|Miss J. Alexander TV Fashion expert dude|
Monday, June 3, 2013
FASHION DICTATORS - a cranky re-run
re-run from May 2012
Who are these people who tell us what to wear and how to decorate? Why do we listen to them? Most of these fashion/decorator dictators have lifestyle tastes totally different from mine and yet I am supposed to listen to them about how to dress and what colors to put in my living room (do people still have living rooms? I know parlors are out.)
A perfectly nice gay gentleman just informed me that artificial flowers in the house are bad feng shui. I am sure this dude knows his design, but he does not know me. We are different, why should his design ideas mean anything to me? I don’t ask him for ideas on sex partners why do I care about his ideas on design? What is feng shui and why should I care? Do dead flowers bring good feng shui, because that’s what happens to my flowers?
Look, sometimes I admit I have no idea about what clothes to wear and I will ask for advice. There are times when I seek another’s opinion on designing a room. Some things I just do not care that deeply about and I want to know what most people find acceptable. BUT…It just annoys the hell out of me when some TV fashion expert dude puts down things that I do like.

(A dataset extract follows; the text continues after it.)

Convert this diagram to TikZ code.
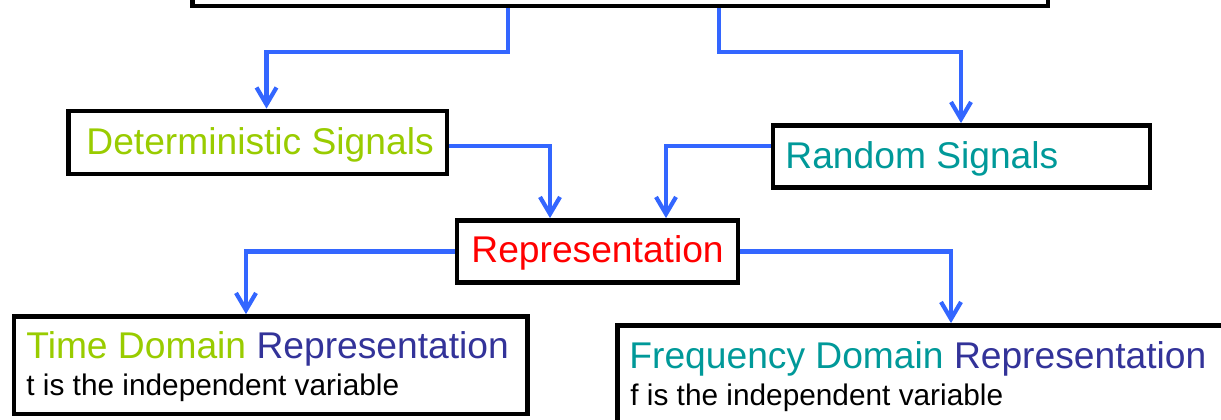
\documentclass[tikz,border=0pt]{standalone}
\usepackage{fontspec}
\setmainfont{Liberation Sans}
\usetikzlibrary{arrows.meta,calc}
\definecolor{cgreen}{HTML}{99CC00}
\definecolor{cteal}{HTML}{009999}
\definecolor{cdblue}{HTML}{333399}
\definecolor{cred}{HTML}{FF0000}
\definecolor{cblue}{HTML}{3366FF}
\tikzset{
  box/.style={draw=black, line width=2.4pt, fill=white, inner sep=0pt, rectangle},
  conn/.style={draw=cblue, line width=2.1pt, -{Straight Barb[length=8.5pt,width=10pt]}},
  lbl/.style={inner sep=0pt, anchor=base west, font=\fontsize{18.6pt}{18.6pt}\selectfont},
  sub/.style={inner sep=0pt, anchor=base west, font=\fontsize{14.9pt}{14.9pt}\selectfont, text=black}
}
\begin{document}
\begin{tikzpicture}[x=0.5pt,y=-0.5pt]
\useasboundingbox (0,0) rectangle (1221,419);
\clip (0,0) rectangle (1221,419);
% boxes
\node[box, minimum width=427.75pt, minimum height=43pt] (top) at (620.25,-37) {};
\node[box, minimum width=189.25pt, minimum height=31.5pt] (det) at (257.75,142.5) {};
\node[box, minimum width=188.5pt, minimum height=31pt] (rnd) at (961.5,156.5) {};
\node[box, minimum width=140.5pt, minimum height=31pt] (rep) at (597.5,251.5) {};
\node[box, minimum width=256.75pt, minimum height=48.75pt] (time) at (270.75,365.25) {};
\node[box, minimum width=311.25pt, minimum height=57.25pt] (freq) at (928.75,382.75) {};
% labels
\node[lbl, text=cgreen] (detl) at (86,154) {Deterministic Signals};
\node[lbl, text=cteal] (rndl) at (785,168) {Random Signals};
\node[lbl, text=cred] (repl) at (471,262) {Representation};
\node[lbl] (time1) at (26,358) {\textcolor{cgreen}{Time Domain} \textcolor{cdblue}{Representation}};
\node[sub] (time2) at (26,395) {t is the independent variable};
\node[lbl] (freq1) at (629,368) {\textcolor{cteal}{Frequency Domain} \textcolor{cdblue}{Representation}};
\node[sub] (freq2) at (630,405) {f is the independent variable};
% connector guide coordinates
\coordinate (j) at (0,52);
\coordinate (s1) at (508,0);
\coordinate (s2) at (719,0);
\coordinate (d1) at (266.5,0);
\coordinate (d2) at (961,0);
\coordinate (d3) at (550,0);
\coordinate (d4) at (666,0);
\coordinate (d5) at (246,0);
\coordinate (d6) at (951,0);
% connectors
\draw[conn] (s1 |- top.south) |- (d1 |- j) -- (d1 |- det.north);
\draw[conn] (s2 |- top.south) |- (d2 |- j) -- (d2 |- rnd.north);
\draw[conn] ([yshift=-1.75pt]det.east) -| (d3 |- rep.north);
\draw[conn] ([yshift=5.25pt]rnd.west) -| (d4 |- rep.north);
\draw[conn] (rep.west) -| (d5 |- time.north);
\draw[conn] (rep.east) -| (d6 |- freq.north);
\end{tikzpicture}
\end{document}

You pretentious asshole! You are wearing orange pants, a shirt with a giant daisy print, purple boots, multi colored hair in a huge bouffant, lipstick and blue crap on your eye lids and you tell some poor slub, “Honey you have no taste.” AND…The poor slub LISTENS!!
Let me answer for that poor TV slub.
“Listen jerk-weed I do have taste. I don’t have your taste. You like penis; I prefer vigina. I don’t care about texture or curves or style or ‘pop’ or mauve. If I want to wear black, then that is my taste. If I want a frickin moose head on my wall, then that is my taste, if I want steak, and cheese flipping pie makes me throw the F-up, please do not tell me I have no taste. I don’t have your taste you arrogant douche!”
Those that know me will say, “But Cranky, I’ve seen where you live, I know how you dress; you don’t wear black, and there is no moose head in your home.”
This is true. Am I a hypocrite? Listen, I sleep with Mrs. Cranky, I defer to her taste.